───── DATASET ─────
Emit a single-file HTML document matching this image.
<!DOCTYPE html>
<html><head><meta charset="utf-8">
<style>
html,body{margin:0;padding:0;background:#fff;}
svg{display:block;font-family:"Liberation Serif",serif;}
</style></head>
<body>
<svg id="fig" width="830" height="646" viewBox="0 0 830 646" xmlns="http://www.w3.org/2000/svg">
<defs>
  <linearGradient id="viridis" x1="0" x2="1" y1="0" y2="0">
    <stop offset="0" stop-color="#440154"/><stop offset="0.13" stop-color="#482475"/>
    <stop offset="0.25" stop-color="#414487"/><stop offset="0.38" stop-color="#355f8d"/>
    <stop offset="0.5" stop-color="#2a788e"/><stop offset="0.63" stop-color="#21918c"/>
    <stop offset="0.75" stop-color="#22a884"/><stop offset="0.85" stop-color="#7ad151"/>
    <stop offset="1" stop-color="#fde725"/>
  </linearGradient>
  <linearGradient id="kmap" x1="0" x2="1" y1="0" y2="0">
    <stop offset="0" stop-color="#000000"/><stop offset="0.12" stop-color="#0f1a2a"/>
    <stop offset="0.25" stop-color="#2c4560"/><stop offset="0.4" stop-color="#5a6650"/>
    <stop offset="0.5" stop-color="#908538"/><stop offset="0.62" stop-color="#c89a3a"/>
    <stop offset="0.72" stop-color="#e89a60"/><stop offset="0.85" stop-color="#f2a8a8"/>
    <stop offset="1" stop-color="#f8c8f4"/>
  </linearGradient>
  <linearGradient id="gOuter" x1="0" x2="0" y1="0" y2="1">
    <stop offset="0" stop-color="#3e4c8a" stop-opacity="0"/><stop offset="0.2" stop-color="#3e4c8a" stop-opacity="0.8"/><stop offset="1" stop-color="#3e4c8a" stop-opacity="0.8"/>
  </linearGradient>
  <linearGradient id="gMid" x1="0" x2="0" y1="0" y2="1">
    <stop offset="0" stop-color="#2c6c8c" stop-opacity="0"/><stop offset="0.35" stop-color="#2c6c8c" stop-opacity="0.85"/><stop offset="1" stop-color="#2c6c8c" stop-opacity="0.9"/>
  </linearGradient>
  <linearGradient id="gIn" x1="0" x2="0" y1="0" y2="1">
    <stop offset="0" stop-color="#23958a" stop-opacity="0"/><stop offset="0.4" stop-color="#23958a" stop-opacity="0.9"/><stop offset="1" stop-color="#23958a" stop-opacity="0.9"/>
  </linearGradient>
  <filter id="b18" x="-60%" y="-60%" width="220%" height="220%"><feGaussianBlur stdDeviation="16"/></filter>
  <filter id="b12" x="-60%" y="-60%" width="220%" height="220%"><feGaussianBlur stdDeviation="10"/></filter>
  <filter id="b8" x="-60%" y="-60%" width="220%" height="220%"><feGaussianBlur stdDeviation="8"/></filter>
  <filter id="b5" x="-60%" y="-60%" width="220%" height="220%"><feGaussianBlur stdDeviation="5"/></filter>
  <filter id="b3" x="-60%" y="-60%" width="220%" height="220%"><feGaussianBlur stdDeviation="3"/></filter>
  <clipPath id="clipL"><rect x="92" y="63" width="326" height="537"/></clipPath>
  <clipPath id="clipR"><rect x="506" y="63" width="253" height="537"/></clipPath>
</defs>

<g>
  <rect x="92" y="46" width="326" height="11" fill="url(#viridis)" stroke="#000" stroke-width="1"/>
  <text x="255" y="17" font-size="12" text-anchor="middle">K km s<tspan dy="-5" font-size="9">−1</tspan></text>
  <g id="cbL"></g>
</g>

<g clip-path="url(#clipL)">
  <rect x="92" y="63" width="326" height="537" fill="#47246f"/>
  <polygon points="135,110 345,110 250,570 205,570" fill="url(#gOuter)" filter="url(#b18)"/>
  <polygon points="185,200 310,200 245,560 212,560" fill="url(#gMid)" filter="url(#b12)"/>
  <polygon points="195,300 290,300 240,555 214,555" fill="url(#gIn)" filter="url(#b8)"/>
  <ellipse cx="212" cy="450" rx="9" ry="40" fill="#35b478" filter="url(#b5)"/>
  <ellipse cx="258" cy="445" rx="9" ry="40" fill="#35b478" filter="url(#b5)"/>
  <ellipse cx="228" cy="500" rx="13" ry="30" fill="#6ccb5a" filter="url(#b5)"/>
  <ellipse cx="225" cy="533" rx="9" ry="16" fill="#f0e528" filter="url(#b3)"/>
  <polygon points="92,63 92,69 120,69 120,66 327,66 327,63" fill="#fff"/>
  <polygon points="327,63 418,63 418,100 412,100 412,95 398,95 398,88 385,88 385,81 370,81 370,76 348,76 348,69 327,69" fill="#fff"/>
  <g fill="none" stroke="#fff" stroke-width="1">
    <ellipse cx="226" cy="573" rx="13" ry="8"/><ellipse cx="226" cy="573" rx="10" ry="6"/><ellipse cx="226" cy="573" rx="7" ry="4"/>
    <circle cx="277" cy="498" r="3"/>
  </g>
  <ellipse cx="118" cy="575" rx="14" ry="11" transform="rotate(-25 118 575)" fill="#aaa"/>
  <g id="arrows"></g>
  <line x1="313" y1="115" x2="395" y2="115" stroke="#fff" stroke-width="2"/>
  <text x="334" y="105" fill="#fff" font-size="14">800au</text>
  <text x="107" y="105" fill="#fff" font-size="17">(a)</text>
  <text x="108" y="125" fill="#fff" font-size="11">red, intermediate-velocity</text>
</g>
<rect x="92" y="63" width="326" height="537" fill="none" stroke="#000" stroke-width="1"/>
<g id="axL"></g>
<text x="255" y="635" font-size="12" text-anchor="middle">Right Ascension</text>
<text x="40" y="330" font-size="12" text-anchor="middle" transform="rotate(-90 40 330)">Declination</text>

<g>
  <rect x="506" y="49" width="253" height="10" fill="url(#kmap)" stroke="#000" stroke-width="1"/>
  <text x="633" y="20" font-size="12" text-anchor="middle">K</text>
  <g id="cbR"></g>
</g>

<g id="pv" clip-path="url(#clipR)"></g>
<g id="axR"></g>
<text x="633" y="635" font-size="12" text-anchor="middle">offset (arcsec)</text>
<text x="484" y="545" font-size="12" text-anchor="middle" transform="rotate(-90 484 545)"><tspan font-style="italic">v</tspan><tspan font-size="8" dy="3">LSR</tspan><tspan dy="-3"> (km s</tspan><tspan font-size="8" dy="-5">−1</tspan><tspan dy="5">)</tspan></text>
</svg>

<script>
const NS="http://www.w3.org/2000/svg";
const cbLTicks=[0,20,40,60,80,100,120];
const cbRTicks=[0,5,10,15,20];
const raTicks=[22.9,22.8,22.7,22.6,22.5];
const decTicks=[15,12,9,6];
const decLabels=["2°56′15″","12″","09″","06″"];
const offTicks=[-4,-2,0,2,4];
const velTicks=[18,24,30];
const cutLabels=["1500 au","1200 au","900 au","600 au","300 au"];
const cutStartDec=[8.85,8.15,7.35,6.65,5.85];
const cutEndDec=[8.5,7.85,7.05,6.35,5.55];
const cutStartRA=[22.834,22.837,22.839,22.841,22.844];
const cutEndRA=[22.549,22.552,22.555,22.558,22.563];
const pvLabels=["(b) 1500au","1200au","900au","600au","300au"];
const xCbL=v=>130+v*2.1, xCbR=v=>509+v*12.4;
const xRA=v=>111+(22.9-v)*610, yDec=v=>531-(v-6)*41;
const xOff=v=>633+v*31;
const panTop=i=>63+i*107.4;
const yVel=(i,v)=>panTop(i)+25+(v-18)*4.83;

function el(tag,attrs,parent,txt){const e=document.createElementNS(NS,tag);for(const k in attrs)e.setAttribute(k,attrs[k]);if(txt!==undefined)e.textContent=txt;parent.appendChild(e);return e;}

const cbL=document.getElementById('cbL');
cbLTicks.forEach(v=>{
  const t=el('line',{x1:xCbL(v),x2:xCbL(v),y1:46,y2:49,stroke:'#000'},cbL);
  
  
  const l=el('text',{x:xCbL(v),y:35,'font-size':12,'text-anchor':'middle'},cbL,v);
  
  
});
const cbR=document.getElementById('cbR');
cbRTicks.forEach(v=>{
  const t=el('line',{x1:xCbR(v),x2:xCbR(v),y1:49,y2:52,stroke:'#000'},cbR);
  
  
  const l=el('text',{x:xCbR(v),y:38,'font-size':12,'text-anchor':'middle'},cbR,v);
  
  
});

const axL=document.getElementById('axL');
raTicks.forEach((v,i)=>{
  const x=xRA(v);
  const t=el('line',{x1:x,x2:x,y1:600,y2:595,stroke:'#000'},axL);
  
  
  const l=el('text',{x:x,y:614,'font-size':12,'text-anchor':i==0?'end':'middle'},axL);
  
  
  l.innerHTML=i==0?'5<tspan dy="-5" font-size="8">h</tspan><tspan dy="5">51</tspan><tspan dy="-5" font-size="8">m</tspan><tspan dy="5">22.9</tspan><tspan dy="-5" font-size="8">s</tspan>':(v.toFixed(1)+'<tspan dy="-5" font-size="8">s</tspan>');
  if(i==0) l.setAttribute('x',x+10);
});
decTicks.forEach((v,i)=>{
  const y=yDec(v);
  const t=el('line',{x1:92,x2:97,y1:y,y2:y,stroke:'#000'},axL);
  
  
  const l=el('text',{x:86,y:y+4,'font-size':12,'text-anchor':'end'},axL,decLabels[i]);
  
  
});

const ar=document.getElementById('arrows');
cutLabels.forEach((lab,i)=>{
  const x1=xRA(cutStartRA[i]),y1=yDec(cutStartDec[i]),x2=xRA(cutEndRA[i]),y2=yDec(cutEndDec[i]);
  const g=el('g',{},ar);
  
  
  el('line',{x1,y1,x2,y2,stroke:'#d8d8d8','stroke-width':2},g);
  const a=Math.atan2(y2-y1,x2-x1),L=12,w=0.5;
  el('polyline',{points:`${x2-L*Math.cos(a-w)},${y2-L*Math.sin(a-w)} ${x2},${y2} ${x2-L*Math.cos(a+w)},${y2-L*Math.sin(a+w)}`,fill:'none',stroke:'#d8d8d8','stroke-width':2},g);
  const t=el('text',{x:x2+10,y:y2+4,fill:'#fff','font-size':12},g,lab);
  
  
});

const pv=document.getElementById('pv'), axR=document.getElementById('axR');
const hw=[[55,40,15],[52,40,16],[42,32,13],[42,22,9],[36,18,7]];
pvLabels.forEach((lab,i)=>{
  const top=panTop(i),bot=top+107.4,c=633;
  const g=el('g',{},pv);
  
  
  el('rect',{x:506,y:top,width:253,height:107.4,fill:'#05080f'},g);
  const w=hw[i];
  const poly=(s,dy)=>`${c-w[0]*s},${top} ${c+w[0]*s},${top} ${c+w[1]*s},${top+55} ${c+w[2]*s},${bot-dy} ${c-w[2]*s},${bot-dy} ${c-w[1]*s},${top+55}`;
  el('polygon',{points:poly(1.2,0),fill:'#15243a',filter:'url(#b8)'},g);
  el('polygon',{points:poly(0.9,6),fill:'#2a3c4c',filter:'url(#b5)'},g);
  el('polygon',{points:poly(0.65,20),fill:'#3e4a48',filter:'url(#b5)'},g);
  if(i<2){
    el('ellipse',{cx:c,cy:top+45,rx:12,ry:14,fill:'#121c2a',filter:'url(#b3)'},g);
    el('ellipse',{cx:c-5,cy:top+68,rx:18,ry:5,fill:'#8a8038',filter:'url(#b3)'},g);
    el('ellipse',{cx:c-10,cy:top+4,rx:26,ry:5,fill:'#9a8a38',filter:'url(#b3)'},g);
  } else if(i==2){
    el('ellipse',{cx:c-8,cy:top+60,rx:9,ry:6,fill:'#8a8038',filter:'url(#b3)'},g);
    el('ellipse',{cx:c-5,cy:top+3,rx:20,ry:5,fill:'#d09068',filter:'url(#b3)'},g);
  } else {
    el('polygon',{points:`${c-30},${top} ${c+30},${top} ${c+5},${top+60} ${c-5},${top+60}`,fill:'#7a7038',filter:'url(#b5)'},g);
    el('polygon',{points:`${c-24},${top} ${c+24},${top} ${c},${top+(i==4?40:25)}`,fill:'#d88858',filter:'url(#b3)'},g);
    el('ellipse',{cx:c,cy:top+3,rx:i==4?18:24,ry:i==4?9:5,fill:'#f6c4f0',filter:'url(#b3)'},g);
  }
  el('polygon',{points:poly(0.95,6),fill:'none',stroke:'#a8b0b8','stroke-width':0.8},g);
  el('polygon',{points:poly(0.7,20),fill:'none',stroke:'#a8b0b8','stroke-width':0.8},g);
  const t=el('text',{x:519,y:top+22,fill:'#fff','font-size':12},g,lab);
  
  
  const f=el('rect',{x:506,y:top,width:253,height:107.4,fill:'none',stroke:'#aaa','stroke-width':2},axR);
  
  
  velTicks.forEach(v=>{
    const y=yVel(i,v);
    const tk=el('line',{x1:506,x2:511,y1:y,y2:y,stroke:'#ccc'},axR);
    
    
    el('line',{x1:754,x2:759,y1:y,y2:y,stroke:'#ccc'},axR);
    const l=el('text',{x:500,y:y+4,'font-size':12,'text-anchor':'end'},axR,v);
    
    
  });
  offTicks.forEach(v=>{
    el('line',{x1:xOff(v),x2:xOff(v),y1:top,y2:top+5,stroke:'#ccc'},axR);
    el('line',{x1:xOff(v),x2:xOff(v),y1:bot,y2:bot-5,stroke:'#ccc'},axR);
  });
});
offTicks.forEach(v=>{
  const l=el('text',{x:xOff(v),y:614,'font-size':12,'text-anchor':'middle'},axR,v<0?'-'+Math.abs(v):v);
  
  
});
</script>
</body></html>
─────
───── DATASET ─────
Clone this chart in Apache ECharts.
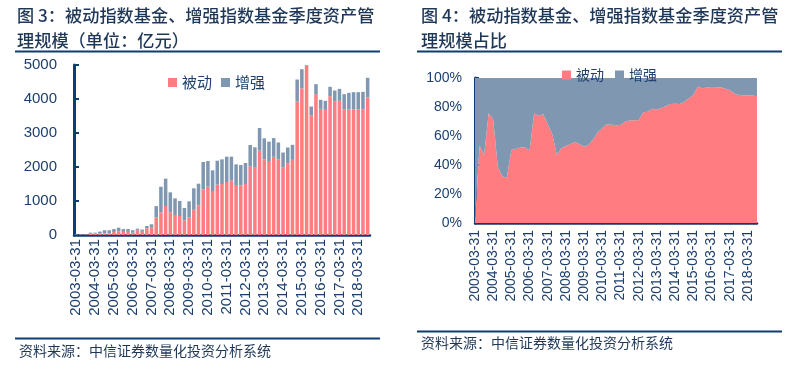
─────
───── DATASET ─────
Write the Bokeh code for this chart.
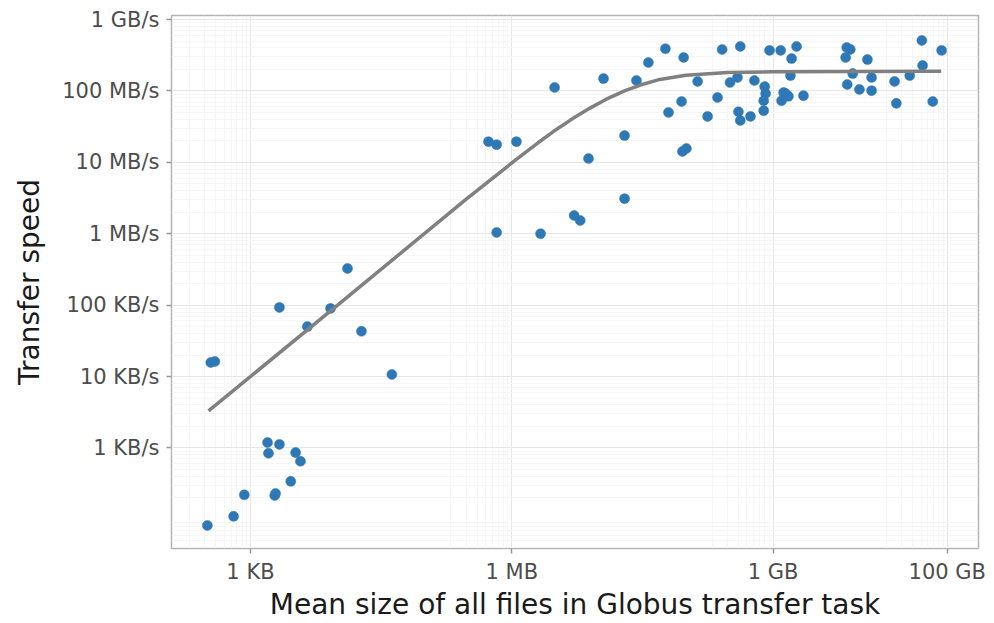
─────
- [WRITTEN INSTRUCTION]: Check every line of the data, and copy the ones that contain "chart".

- [FULL ANSWER]:
Clone this chart in Apache ECharts.
Write the Bokeh code for this chart.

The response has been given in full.